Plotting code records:

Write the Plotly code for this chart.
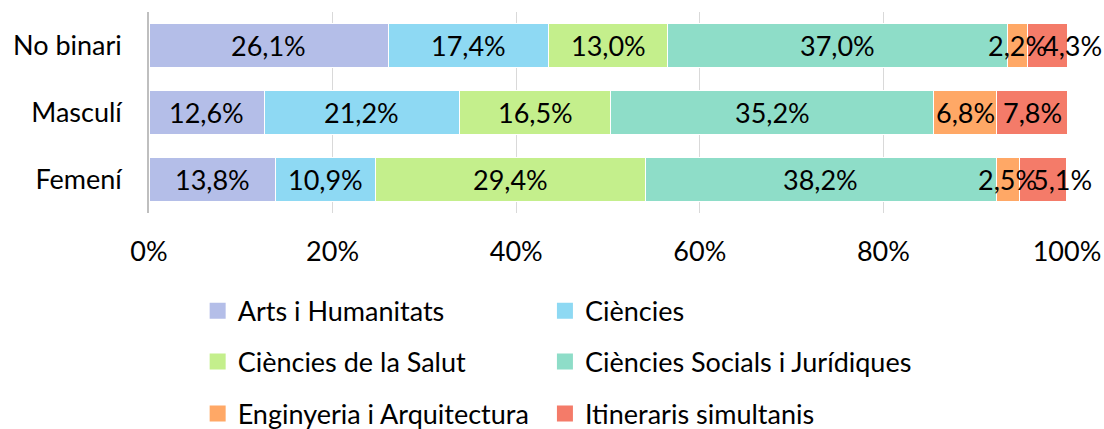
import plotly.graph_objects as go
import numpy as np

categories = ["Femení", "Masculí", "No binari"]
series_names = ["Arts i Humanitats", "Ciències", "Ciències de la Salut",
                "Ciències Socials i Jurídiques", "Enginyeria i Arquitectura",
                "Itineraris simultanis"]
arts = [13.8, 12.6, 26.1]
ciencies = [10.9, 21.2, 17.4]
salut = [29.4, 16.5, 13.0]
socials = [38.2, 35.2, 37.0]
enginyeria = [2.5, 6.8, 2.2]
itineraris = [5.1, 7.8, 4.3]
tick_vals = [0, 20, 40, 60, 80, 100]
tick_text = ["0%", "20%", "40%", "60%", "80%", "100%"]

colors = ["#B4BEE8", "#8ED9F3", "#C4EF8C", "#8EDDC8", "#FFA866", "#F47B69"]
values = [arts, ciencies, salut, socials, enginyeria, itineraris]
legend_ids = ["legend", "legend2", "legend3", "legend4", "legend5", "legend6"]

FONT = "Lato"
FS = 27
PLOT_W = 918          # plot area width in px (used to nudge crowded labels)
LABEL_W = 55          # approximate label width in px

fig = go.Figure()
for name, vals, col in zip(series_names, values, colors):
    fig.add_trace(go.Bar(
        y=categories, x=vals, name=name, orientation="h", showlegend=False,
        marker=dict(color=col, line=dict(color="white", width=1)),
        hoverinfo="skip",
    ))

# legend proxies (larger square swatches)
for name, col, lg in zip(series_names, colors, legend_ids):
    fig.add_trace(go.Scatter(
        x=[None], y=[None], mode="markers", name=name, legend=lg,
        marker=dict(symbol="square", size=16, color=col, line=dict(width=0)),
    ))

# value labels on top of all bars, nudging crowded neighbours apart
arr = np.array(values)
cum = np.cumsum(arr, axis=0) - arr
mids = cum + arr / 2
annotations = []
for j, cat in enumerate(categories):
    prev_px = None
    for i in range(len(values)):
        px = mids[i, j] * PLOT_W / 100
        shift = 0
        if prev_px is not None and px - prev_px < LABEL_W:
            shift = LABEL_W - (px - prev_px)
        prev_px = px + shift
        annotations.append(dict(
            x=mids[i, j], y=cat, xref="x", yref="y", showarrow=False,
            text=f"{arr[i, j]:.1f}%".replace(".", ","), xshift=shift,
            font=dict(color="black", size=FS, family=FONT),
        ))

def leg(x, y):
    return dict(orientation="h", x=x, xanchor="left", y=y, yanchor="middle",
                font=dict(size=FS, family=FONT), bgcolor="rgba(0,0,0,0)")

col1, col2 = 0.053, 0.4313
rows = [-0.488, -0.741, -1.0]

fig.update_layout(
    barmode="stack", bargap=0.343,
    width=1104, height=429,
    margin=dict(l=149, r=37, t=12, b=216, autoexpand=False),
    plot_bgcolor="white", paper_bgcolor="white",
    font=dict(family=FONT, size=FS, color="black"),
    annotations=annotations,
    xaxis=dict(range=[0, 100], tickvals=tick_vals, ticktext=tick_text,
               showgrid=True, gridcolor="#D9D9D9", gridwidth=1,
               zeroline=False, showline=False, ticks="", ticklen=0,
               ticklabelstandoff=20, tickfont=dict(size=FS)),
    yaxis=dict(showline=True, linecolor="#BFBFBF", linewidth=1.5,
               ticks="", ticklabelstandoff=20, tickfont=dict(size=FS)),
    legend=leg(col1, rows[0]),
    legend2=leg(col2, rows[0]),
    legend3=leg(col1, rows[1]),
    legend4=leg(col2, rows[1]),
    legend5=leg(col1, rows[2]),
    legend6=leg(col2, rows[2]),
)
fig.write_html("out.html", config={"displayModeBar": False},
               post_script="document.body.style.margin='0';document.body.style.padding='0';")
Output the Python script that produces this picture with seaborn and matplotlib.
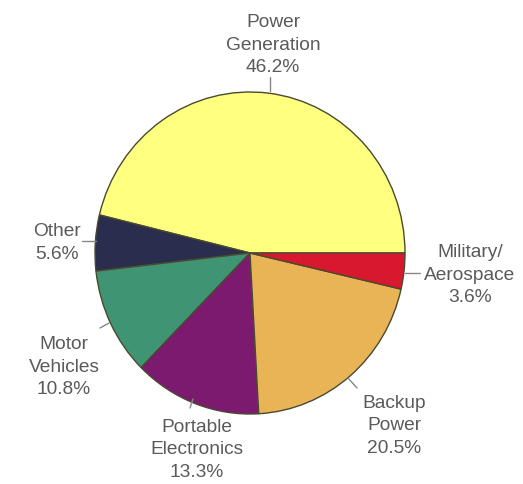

(AIM OF THE EXERCISE):
Leave out the pictures and copy every record above exactly.

(SOLVED PROBLEM):
Write the Plotly code for this chart.
import plotly.graph_objects as go
import numpy as np

categories = ["Femení", "Masculí", "No binari"]
series_names = ["Arts i Humanitats", "Ciències", "Ciències de la Salut",
                "Ciències Socials i Jurídiques", "Enginyeria i Arquitectura",
                "Itineraris simultanis"]
arts = [13.8, 12.6, 26.1]
ciencies = [10.9, 21.2, 17.4]
salut = [29.4, 16.5, 13.0]
socials = [38.2, 35.2, 37.0]
enginyeria = [2.5, 6.8, 2.2]
itineraris = [5.1, 7.8, 4.3]
tick_vals = [0, 20, 40, 60, 80, 100]
tick_text = ["0%", "20%", "40%", "60%", "80%", "100%"]

colors = ["#B4BEE8", "#8ED9F3", "#C4EF8C", "#8EDDC8", "#FFA866", "#F47B69"]
values = [arts, ciencies, salut, socials, enginyeria, itineraris]
legend_ids = ["legend", "legend2", "legend3", "legend4", "legend5", "legend6"]

FONT = "Lato"
FS = 27
PLOT_W = 918          # plot area width in px (used to nudge crowded labels)
LABEL_W = 55          # approximate label width in px

fig = go.Figure()
for name, vals, col in zip(series_names, values, colors):
    fig.add_trace(go.Bar(
        y=categories, x=vals, name=name, orientation="h", showlegend=False,
        marker=dict(color=col, line=dict(color="white", width=1)),
        hoverinfo="skip",
    ))

# legend proxies (larger square swatches)
for name, col, lg in zip(series_names, colors, legend_ids):
    fig.add_trace(go.Scatter(
        x=[None], y=[None], mode="markers", name=name, legend=lg,
        marker=dict(symbol="square", size=16, color=col, line=dict(width=0)),
    ))

# value labels on top of all bars, nudging crowded neighbours apart
arr = np.array(values)
cum = np.cumsum(arr, axis=0) - arr
mids = cum + arr / 2
annotations = []
for j, cat in enumerate(categories):
    prev_px = None
    for i in range(len(values)):
        px = mids[i, j] * PLOT_W / 100
        shift = 0
        if prev_px is not None and px - prev_px < LABEL_W:
            shift = LABEL_W - (px - prev_px)
        prev_px = px + shift
        annotations.append(dict(
            x=mids[i, j], y=cat, xref="x", yref="y", showarrow=False,
            text=f"{arr[i, j]:.1f}%".replace(".", ","), xshift=shift,
            font=dict(color="black", size=FS, family=FONT),
        ))

def leg(x, y):
    return dict(orientation="h", x=x, xanchor="left", y=y, yanchor="middle",
                font=dict(size=FS, family=FONT), bgcolor="rgba(0,0,0,0)")

col1, col2 = 0.053, 0.4313
rows = [-0.488, -0.741, -1.0]

fig.update_layout(
    barmode="stack", bargap=0.343,
    width=1104, height=429,
    margin=dict(l=149, r=37, t=12, b=216, autoexpand=False),
    plot_bgcolor="white", paper_bgcolor="white",
    font=dict(family=FONT, size=FS, color="black"),
    annotations=annotations,
    xaxis=dict(range=[0, 100], tickvals=tick_vals, ticktext=tick_text,
               showgrid=True, gridcolor="#D9D9D9", gridwidth=1,
               zeroline=False, showline=False, ticks="", ticklen=0,
               ticklabelstandoff=20, tickfont=dict(size=FS)),
    yaxis=dict(showline=True, linecolor="#BFBFBF", linewidth=1.5,
               ticks="", ticklabelstandoff=20, tickfont=dict(size=FS)),
    legend=leg(col1, rows[0]),
    legend2=leg(col2, rows[0]),
    legend3=leg(col1, rows[1]),
    legend4=leg(col2, rows[1]),
    legend5=leg(col1, rows[2]),
    legend6=leg(col2, rows[2]),
)
fig.write_html("out.html", config={"displayModeBar": False},
               post_script="document.body.style.margin='0';document.body.style.padding='0';")
Output the Python script that produces this picture with seaborn and matplotlib.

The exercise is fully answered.